On 2-Dimensional Homotopy Invariants of Complements of Knotted Surfaces

We prove that if $M$ is a CW-complex and $*$ is a 0-cell of $M$, then the crossed module $\Pi_2(M,M^1,*)$ does not depend on the cellular decomposition of $M$ up to free products with $\Pi_2(D^2,S^1,*)$, where $M^1$ is the 1-skeleton of $M$. From this it follows that if $G$ is a finite crossed module and $M$ is finite, then the number of crossed module morphisms $\Pi_2(M,M^1,*) \to G$ (which is finite) can be re-scaled to a homotopy invariant $I_G(M)$ (i. e. not dependent on the cellular decomposition of $M$).
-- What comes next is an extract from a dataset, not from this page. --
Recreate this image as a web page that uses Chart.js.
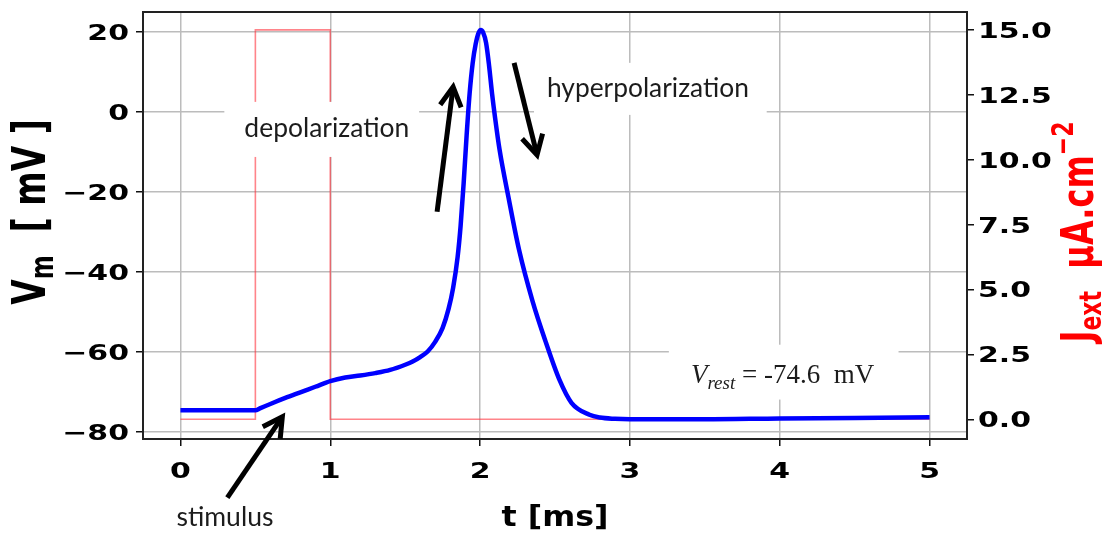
<!DOCTYPE html>
<html>
<head>
<meta charset="utf-8">
<script src="https://cdn.jsdelivr.net/npm/chart.js@4.4.1/dist/chart.umd.min.js"></script>
<style>
  html, body { margin: 0; padding: 0; background: #ffffff; }
  #wrap { width: 1104px; height: 534px; }
</style>
</head>
<body>
<div id="wrap"><canvas id="c" width="1104" height="534"></canvas></div>
<script>
// Membrane potential trace (ms, mV)
const timeMs = [0, 0.25, 0.5, 0.53, 0.6, 0.7, 0.8, 0.9, 1.0, 1.1, 1.2, 1.3, 1.4, 1.5, 1.55, 1.6, 1.65,
  1.7, 1.75, 1.79, 1.82, 1.85, 1.87, 1.89, 1.91, 1.93, 1.95, 1.97, 1.99, 2.005, 2.02, 2.04, 2.06,
  2.08, 2.1, 2.13, 2.19, 2.26, 2.35, 2.44, 2.53, 2.61, 2.73, 2.8, 2.9, 3.0, 3.5, 4.0, 4.5, 5.0];
const vmValues = [-74.6, -74.6, -74.6, -74.1, -73.0, -71.5, -70.1, -68.7, -67.3, -66.4, -65.9, -65.3, -64.5, -63.2, -62.4, -61.3, -59.9,
  -57.5, -54.0, -49.2, -44.0, -36.3, -28.5, -18.0, -6.0, 4.5, 12.0, 16.8, 19.7, 20.4, 19.8, 17.2, 11.5,
  4.5, -1.5, -9.5, -21.5, -34.5, -47.3, -57.7, -67.0, -72.7, -75.7, -76.4, -76.7, -76.8, -76.8, -76.6, -76.5, -76.3];

// External stimulus current (ms, µA.cm^-2)
const stimTime = [0, 0.5, 0.5, 1.0, 1.0, 5.0];
const stimValues = [0, 0, 15, 15, 0, 0];

// Tick values
const timeTicks = [0, 1, 2, 3, 4, 5];
const vmTicks = [-80, -60, -40, -20, 0, 20];
const stimTicks = [0, 2.5, 5, 7.5, 10, 12.5, 15];

const restPotential = -74.6;

const GRID = '#bcbcbc';
const TICK_FONT = 'bold 22px "DejaVu Sans"';
const STRETCH = 1.36;

function setTicks(values) {
  return function (scale) { scale.ticks = values.map(v => ({ value: v })); };
}

// Draws text with a horizontal stretch; segments carry their own font and baseline shift.
// If fitWidth is given, the stretch is chosen so the run spans that many pixels.
function drawRich(ctx, segs, x, y, align, sx, rotate, fitWidth) {
  ctx.save();
  ctx.textBaseline = 'alphabetic';
  ctx.textAlign = 'left';
  let total = 0;
  segs.forEach(s => { ctx.font = s.font; s.w = ctx.measureText(s.text).width; total += s.w; });
  if (fitWidth) sx = fitWidth / total;
  ctx.translate(x, y);
  ctx.scale(sx, 1);
  if (rotate) ctx.rotate(-Math.PI / 2);
  let cx = align === 'center' ? -total / 2 : (align === 'right' ? -total : 0);
  segs.forEach(s => {
    ctx.font = s.font;
    ctx.fillStyle = s.color || '#000';
    ctx.fillText(s.text, cx, s.dy || 0);
    cx += s.w;
  });
  ctx.restore();
}

function fitFont(ctx, text, family, weight, width) {
  ctx.font = weight + ' 100px ' + family;
  const w = ctx.measureText(text).width;
  return weight + ' ' + (100 * width / w).toFixed(2) + 'px ' + family;
}

// Annotation layout in data units (t in ms, V in mV)
const notes = [
  { text: 'depolarization', cx: 0.977, base: -6.3, width: 165, box: [0.293, 2.45, 1.593, -11.3] },
  { text: 'hyperpolarization', cx: 3.12, base: 3.7, width: 202, box: [2.36, 12.2, 3.913, -0.8] },
  { text: 'stimulus', cx: 0.297, base: -103.6, width: 97, box: null }
];
const arrows = [
  { from: [0.313, -96.4], to: [0.68, -76.2] },
  { from: [1.713, -25.0], to: [1.82, 6.2] },
  { from: [2.227, 12.2], to: [2.38, -10.8] }
];
const restBox = [3.26, -58.2, 4.793, -71.9];
const restAnchor = [3.407, -67.7];

const overlay = {
  id: 'overlay',
  beforeDraw(chart) {
    const ctx = chart.ctx;
    ctx.save();
    ctx.fillStyle = '#ffffff';
    ctx.fillRect(0, 0, chart.width, chart.height);
    ctx.restore();
  },
  afterDatasetsDraw(chart) {
    const ctx = chart.ctx;
    const xs = chart.scales.x, ys = chart.scales.y, ys1 = chart.scales.y1;
    const px = t => xs.getPixelForValue(t);
    const py = v => ys.getPixelForValue(v);
    const area = chart.chartArea;

    // white label boxes
    ctx.save();
    ctx.fillStyle = '#ffffff';
    notes.forEach(n => {
      if (!n.box) return;
      const [t0, v0, t1, v1] = n.box;
      ctx.fillRect(px(t0), py(v0), px(t1) - px(t0), py(v1) - py(v0));
    });
    ctx.fillRect(px(restBox[0]), py(restBox[1]), px(restBox[2]) - px(restBox[0]), py(restBox[3]) - py(restBox[1]));
    ctx.restore();

    // frame
    ctx.save();
    ctx.strokeStyle = '#222222';
    ctx.lineWidth = 2;
    ctx.strokeRect(area.left, area.top, area.right - area.left, area.bottom - area.top);
    ctx.restore();

    // tick labels
    vmTicks.forEach(v => {
      const label = (v < 0 ? '\u2212' : '') + Math.abs(v);
      drawRich(ctx, [{ text: label, font: TICK_FONT }], 129, ys.getPixelForValue(v) + 8, 'right', STRETCH, false);
    });
    stimTicks.forEach(v => {
      drawRich(ctx, [{ text: v.toFixed(1), font: TICK_FONT }], 978, ys1.getPixelForValue(v) + 8, 'left', STRETCH, false);
    });
    timeTicks.forEach(v => {
      drawRich(ctx, [{ text: String(v), font: TICK_FONT }], xs.getPixelForValue(v), 477.5, 'center', STRETCH, false);
    });

    // axis titles
    drawRich(ctx, [{ text: 't [ms]', font: 'bold 29px "DejaVu Sans"' }], 555, 526, 'center', 1, false, 107);
    drawRich(ctx, [
      { text: 'V', font: 'bold 33px "DejaVu Sans"' },
      { text: 'm', font: 'bold 23px "DejaVu Sans"', dy: 6 },
      { text: '  [ mV ]', font: 'bold 33px "DejaVu Sans"' }
    ], 45, 212, 'center', 1.4, true);
    drawRich(ctx, [
      { text: 'J', font: 'bold 32px "DejaVu Sans"', color: '#ff0000' },
      { text: 'ext', font: 'bold 22px "DejaVu Sans"', dy: 6, color: '#ff0000' },
      { text: '  \u00b5A.cm', font: 'bold 32px "DejaVu Sans"', color: '#ff0000' },
      { text: '\u22122', font: 'bold 22px "DejaVu Sans"', dy: -14, color: '#ff0000' }
    ], 1093, 232, 'center', 1.4, true);

    // annotation texts
    ctx.save();
    ctx.fillStyle = '#1c1c1c';
    ctx.textBaseline = 'alphabetic';
    ctx.textAlign = 'center';
    notes.forEach(n => {
      ctx.font = fitFont(ctx, n.text, 'Lato', 'normal', n.width);
      ctx.fillText(n.text, px(n.cx), py(n.base));
    });
    ctx.restore();

    // resting potential label
    drawRich(ctx, [
      { text: 'V', font: 'italic 27px "Liberation Serif"', color: '#1c1c1c' },
      { text: 'rest', font: 'italic 19px "Liberation Serif"', dy: 6, color: '#1c1c1c' },
      { text: ' = -' + Math.abs(restPotential).toFixed(1) + '  mV', font: '27px "Liberation Serif"', color: '#1c1c1c' }
    ], px(restAnchor[0]), py(restAnchor[1]), 'left', 1, false);

    // arrows
    ctx.save();
    ctx.strokeStyle = '#000';
    ctx.lineWidth = 5;
    ctx.lineJoin = 'miter';
    arrows.forEach(a => {
      const x0 = px(a.from[0]), y0 = py(a.from[1]);
      const x1 = px(a.to[0]), y1 = py(a.to[1]);
      const ang = Math.atan2(y1 - y0, x1 - x0);
      ctx.beginPath();
      ctx.moveTo(x0, y0);
      ctx.lineTo(x1 - 2 * Math.cos(ang), y1 - 2 * Math.sin(ang));
      ctx.stroke();
      const hl = 22, ha = 0.5;
      ctx.beginPath();
      ctx.moveTo(x1 - hl * Math.cos(ang - ha), y1 - hl * Math.sin(ang - ha));
      ctx.lineTo(x1, y1);
      ctx.lineTo(x1 - hl * Math.cos(ang + ha), y1 - hl * Math.sin(ang + ha));
      ctx.stroke();
    });
    ctx.restore();
  }
};

const gridCommon = { color: GRID, lineWidth: 1.5, tickLength: 7, tickColor: '#111', tickWidth: 1.5, drawTicks: true };

new Chart(document.getElementById('c'), {
  type: 'line',
  data: {
    datasets: [
      {
        label: 'Vm',
        data: timeMs.map((t, i) => ({ x: t, y: vmValues[i] })),
        yAxisID: 'y',
        borderColor: '#0000ff',
        borderWidth: 4.5,
        pointRadius: 0,
        cubicInterpolationMode: 'monotone',
        fill: false
      },
      {
        label: 'Jext',
        data: stimTime.map((t, i) => ({ x: t, y: stimValues[i] })),
        yAxisID: 'y1',
        borderColor: 'rgba(255, 50, 60, 0.6)',
        borderWidth: 1.6,
        pointRadius: 0,
        tension: 0,
        fill: false
      }
    ]
  },
  options: {
    responsive: false,
    devicePixelRatio: 1,
    animation: false,
    layout: { padding: { top: 12, left: 0, right: 0, bottom: 0 } },
    plugins: { legend: { display: false }, tooltip: { enabled: false }, title: { display: false } },
    scales: {
      x: {
        type: 'linear', min: -0.25, max: 5.25,
        afterBuildTicks: setTicks(timeTicks),
        afterFit: s => { s.height = 95; },
        grid: gridCommon,
        border: { display: false },
        ticks: { display: false }
      },
      y: {
        type: 'linear', position: 'left', min: -81.75, max: 24.9,
        afterBuildTicks: setTicks(vmTicks),
        afterFit: s => { s.width = 143; },
        grid: gridCommon,
        border: { display: false },
        ticks: { display: false }
      },
      y1: {
        type: 'linear', position: 'right', min: -0.76, max: 15.69,
        afterBuildTicks: setTicks(stimTicks),
        afterFit: s => { s.width = 137; },
        grid: Object.assign({}, gridCommon, { drawOnChartArea: false }),
        border: { display: false },
        ticks: { display: false }
      }
    }
  },
  plugins: [overlay]
});
</script>
</body>
</html>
We describe an algorithm to calculate $\pi_2(M,M^{(1)},*)$ as a crossed module over $\pi_1(M^{(1)},*)$, in the case when $M$ is the complement of a knotted surface in $S^4$ and $M^{(1)}$ is the 1-handlebody of a handle decomposition of $M$, which, in particular, gives a method to calculate the algebraic 2-type of $M$. In addition, we prove that the invariant $I_G$ yields a non-trivial invariant of knotted surfaces.